▶ [Direction] In this exercise, the entries below include pictures. Repeat exactly the lines from the line with "Emit a LaTeX" to the line with "minimum width=200pt] (scal)", including both, but without the pictures.

▶ [Provided material]
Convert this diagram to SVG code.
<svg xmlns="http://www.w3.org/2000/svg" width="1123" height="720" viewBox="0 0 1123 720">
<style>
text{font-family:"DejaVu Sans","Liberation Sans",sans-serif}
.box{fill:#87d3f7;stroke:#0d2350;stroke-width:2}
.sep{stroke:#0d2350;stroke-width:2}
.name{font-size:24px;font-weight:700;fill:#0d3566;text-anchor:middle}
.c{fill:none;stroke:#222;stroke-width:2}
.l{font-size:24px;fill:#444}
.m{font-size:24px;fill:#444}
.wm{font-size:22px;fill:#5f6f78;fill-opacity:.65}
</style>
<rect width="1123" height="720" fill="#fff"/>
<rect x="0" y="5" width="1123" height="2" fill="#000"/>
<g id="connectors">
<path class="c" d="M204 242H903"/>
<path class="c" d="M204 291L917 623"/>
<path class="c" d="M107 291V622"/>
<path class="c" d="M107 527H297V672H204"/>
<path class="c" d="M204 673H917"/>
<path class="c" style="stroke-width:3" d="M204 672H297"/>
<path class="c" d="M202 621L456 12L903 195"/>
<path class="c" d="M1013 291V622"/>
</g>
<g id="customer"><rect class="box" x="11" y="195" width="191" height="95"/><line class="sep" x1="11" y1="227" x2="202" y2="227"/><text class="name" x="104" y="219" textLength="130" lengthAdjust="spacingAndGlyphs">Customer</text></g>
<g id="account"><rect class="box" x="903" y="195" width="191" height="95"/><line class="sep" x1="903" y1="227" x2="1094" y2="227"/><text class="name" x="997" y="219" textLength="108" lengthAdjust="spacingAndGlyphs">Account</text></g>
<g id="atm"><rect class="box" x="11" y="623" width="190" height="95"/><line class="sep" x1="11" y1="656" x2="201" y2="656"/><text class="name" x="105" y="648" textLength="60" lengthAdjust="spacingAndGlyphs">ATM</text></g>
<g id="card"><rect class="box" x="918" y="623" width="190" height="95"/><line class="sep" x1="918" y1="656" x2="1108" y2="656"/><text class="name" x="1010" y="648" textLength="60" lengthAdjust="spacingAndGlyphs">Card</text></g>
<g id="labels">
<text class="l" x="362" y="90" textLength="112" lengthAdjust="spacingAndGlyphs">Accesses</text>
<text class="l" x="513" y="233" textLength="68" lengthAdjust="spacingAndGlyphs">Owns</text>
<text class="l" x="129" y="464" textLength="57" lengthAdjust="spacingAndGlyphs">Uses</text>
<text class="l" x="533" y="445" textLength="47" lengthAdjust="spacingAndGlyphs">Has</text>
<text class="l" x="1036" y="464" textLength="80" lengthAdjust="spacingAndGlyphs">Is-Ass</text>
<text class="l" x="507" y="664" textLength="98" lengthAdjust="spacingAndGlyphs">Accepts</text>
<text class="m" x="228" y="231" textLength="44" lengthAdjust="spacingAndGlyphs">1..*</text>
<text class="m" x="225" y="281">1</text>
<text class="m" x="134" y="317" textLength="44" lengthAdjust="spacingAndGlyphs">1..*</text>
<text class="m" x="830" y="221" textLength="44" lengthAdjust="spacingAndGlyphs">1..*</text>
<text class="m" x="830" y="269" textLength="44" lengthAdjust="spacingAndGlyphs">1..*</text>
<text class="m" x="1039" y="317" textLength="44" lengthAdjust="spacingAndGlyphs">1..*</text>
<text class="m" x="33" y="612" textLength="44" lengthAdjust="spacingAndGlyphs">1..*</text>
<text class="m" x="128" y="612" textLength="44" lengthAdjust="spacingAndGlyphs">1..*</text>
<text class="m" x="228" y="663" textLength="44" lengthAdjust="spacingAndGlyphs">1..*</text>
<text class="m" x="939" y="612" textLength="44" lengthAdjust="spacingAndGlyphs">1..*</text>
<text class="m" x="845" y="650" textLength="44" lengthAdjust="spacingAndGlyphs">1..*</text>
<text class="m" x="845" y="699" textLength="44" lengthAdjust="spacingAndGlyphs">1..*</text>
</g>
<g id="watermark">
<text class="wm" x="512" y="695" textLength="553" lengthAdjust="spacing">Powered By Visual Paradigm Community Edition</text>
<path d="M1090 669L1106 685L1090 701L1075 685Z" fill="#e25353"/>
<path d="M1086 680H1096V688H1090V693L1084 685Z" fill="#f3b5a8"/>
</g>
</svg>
* * *
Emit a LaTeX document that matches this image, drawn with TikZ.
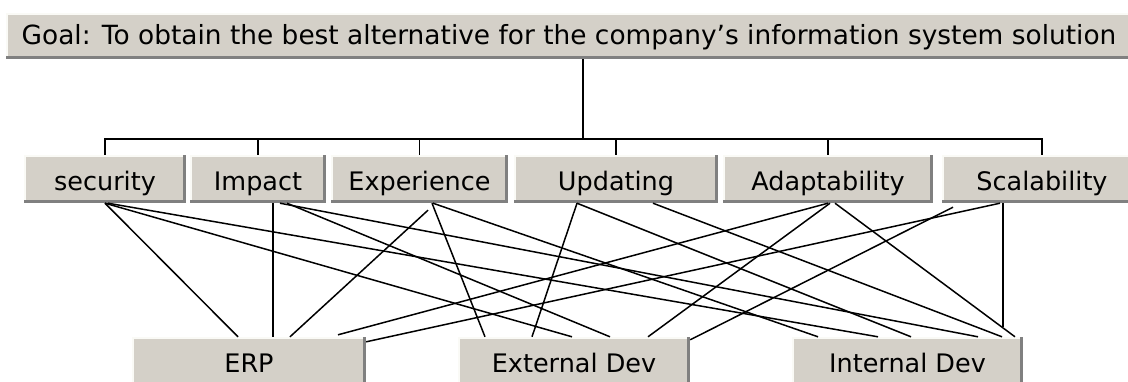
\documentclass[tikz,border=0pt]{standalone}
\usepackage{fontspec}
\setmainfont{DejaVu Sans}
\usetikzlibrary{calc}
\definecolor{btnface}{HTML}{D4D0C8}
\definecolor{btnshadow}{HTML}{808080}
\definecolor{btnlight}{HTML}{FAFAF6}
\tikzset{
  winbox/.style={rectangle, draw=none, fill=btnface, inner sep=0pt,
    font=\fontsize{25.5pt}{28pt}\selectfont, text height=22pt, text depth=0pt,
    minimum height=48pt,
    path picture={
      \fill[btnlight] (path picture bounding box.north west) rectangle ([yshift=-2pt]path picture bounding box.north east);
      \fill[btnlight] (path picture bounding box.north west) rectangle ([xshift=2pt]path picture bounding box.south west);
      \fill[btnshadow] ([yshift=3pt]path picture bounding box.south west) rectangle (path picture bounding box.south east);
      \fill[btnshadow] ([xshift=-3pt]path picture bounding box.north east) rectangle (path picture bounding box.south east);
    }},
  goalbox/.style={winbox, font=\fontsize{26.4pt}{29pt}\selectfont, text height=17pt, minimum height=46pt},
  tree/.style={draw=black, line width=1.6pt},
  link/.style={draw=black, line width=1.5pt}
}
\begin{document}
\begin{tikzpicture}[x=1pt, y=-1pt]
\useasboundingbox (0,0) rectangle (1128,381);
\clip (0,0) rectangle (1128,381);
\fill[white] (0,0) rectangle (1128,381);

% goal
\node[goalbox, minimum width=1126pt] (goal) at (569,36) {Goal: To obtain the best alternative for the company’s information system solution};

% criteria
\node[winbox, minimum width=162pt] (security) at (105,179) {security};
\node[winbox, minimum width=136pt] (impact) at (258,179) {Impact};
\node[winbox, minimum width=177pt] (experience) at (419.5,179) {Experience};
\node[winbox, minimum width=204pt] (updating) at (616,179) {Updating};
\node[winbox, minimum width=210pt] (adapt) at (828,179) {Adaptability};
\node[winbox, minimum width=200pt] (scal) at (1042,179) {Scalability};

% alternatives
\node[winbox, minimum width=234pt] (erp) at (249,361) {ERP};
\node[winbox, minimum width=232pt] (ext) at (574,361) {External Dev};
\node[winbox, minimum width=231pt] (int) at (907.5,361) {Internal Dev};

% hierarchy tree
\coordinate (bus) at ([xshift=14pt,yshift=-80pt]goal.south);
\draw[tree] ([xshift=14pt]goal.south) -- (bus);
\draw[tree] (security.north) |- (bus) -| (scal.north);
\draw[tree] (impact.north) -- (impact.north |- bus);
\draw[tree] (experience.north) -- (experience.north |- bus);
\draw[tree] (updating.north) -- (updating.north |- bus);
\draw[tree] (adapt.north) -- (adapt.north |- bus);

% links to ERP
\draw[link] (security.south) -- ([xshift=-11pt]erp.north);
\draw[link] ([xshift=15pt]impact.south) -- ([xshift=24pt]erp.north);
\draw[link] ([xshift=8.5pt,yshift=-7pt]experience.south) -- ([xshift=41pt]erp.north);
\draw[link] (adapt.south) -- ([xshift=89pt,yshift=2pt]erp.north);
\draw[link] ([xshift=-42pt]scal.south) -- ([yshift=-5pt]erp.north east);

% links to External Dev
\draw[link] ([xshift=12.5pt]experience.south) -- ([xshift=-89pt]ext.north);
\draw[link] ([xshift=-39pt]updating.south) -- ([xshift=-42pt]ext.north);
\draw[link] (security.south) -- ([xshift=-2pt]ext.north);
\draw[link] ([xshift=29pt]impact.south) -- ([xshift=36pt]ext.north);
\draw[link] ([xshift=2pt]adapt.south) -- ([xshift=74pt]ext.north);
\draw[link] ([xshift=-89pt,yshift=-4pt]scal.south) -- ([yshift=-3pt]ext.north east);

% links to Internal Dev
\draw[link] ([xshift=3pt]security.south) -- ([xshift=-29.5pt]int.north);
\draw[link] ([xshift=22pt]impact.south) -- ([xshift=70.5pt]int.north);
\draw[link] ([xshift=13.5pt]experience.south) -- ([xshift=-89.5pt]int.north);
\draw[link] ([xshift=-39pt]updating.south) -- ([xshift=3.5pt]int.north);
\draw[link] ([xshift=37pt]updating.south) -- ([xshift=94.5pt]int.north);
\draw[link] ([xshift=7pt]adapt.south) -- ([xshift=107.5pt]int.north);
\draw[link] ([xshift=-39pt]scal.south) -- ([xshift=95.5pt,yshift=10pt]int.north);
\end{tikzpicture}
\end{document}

▶ [Output for this task]
Emit a LaTeX document that matches this image, drawn with TikZ.
\documentclass[tikz,border=0pt]{standalone}
\usepackage{fontspec}
\setmainfont{DejaVu Sans}
\usetikzlibrary{calc}
\definecolor{btnface}{HTML}{D4D0C8}
\definecolor{btnshadow}{HTML}{808080}
\definecolor{btnlight}{HTML}{FAFAF6}
\tikzset{
  winbox/.style={rectangle, draw=none, fill=btnface, inner sep=0pt,
    font=\fontsize{25.5pt}{28pt}\selectfont, text height=22pt, text depth=0pt,
    minimum height=48pt,
    path picture={
      \fill[btnlight] (path picture bounding box.north west) rectangle ([yshift=-2pt]path picture bounding box.north east);
      \fill[btnlight] (path picture bounding box.north west) rectangle ([xshift=2pt]path picture bounding box.south west);
      \fill[btnshadow] ([yshift=3pt]path picture bounding box.south west) rectangle (path picture bounding box.south east);
      \fill[btnshadow] ([xshift=-3pt]path picture bounding box.north east) rectangle (path picture bounding box.south east);
    }},
  goalbox/.style={winbox, font=\fontsize{26.4pt}{29pt}\selectfont, text height=17pt, minimum height=46pt},
  tree/.style={draw=black, line width=1.6pt},
  link/.style={draw=black, line width=1.5pt}
}
\begin{document}
\begin{tikzpicture}[x=1pt, y=-1pt]
\useasboundingbox (0,0) rectangle (1128,381);
\clip (0,0) rectangle (1128,381);
\fill[white] (0,0) rectangle (1128,381);

% goal
\node[goalbox, minimum width=1126pt] (goal) at (569,36) {Goal: To obtain the best alternative for the company’s information system solution};

% criteria
\node[winbox, minimum width=162pt] (security) at (105,179) {security};
\node[winbox, minimum width=136pt] (impact) at (258,179) {Impact};
\node[winbox, minimum width=177pt] (experience) at (419.5,179) {Experience};
\node[winbox, minimum width=204pt] (updating) at (616,179) {Updating};
\node[winbox, minimum width=210pt] (adapt) at (828,179) {Adaptability};
\node[winbox, minimum width=200pt] (scal) at (1042,179) {Scalability};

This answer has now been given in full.